Calenda, al momento si tiene fuori: «sui temi siamo divisi ed è per questo che non siamo nel campo largo, che è un gran casino». Anche Magi di +Europa, che invece è sul palco, sottolinea le differenze che ancora restano tra i cinque partiti. Dalla guerra in Ucraina al Jobs Act, passando per il ruolo dell’UE e dell’agenda Draghi. Ma rilancia: «serve un tavolo permanente che costruisca convergenze lavorando sulle differenze».
C’è da dire che nonostante la presidente del Consiglio e la sua maggioranza magnificano i risultati del governo, la ripresa politica è segnata da più di una preoccupante incognita.

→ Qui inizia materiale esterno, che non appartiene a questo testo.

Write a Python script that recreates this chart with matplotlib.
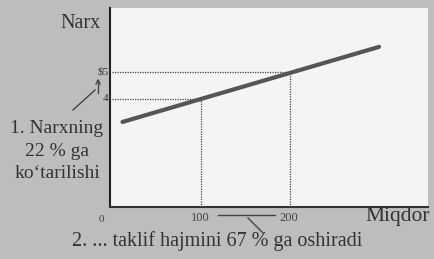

Se partiamo dalla legge di bilancio si scopre che per ora la copertura della manovra non supera il 60%, realtà che obbliga ancora una volta a pareggiare i conti aggravando il debito e, con l’introduzione del nuovo Patto di Stabilità, ci sarà da rispettare i relativi vincoli di equilibrio. Per non sforare i limiti di debito il governo si predispone a intervenire sulle pensioni – allungando i tempi di uscita – e a ridurre le risorse per spesa sociale e istruzione. Ridotte all’osso anche le risorse a sostegno degli investimenti infrastrutturali e del sistema produttivo. E tagli onerosi si prospettano per i Comuni. E lo stesso taglio al cuneo fiscale è confermato per il solo 2025, lasciando in pregiudicato quel che accadrà dal 2026 in poi. Si va verso una legge di bilancio ristretta e socialmente iniqua che carica su famiglie, imprese e enti locali l’onere dell’equilibrio dei conti pubblici.
Particolarmente critico è il fronte delle riforme istituzionali. Sulla legge Calderoli sull’autonomia regionale differenziata ben 5 Regioni hanno promosso un referendum abrogativo, e la rapidità con cui sono state raccolte le 500.000 firme dei cittadini per indire il referendum testimoniano di una diffusa contrarietà alla legge Calderoli.
Anche la proposta di premierato, su cui la Meloni si è spesa in prima persona, non ha fin qui ha convinto neanche i suoi alleati di governo.
Tutto questo parla di precarietà istituzionale del Paese, alle quali va aggiunta la vicenda che ha condotto alle dimissioni del ministro Sangiuliano.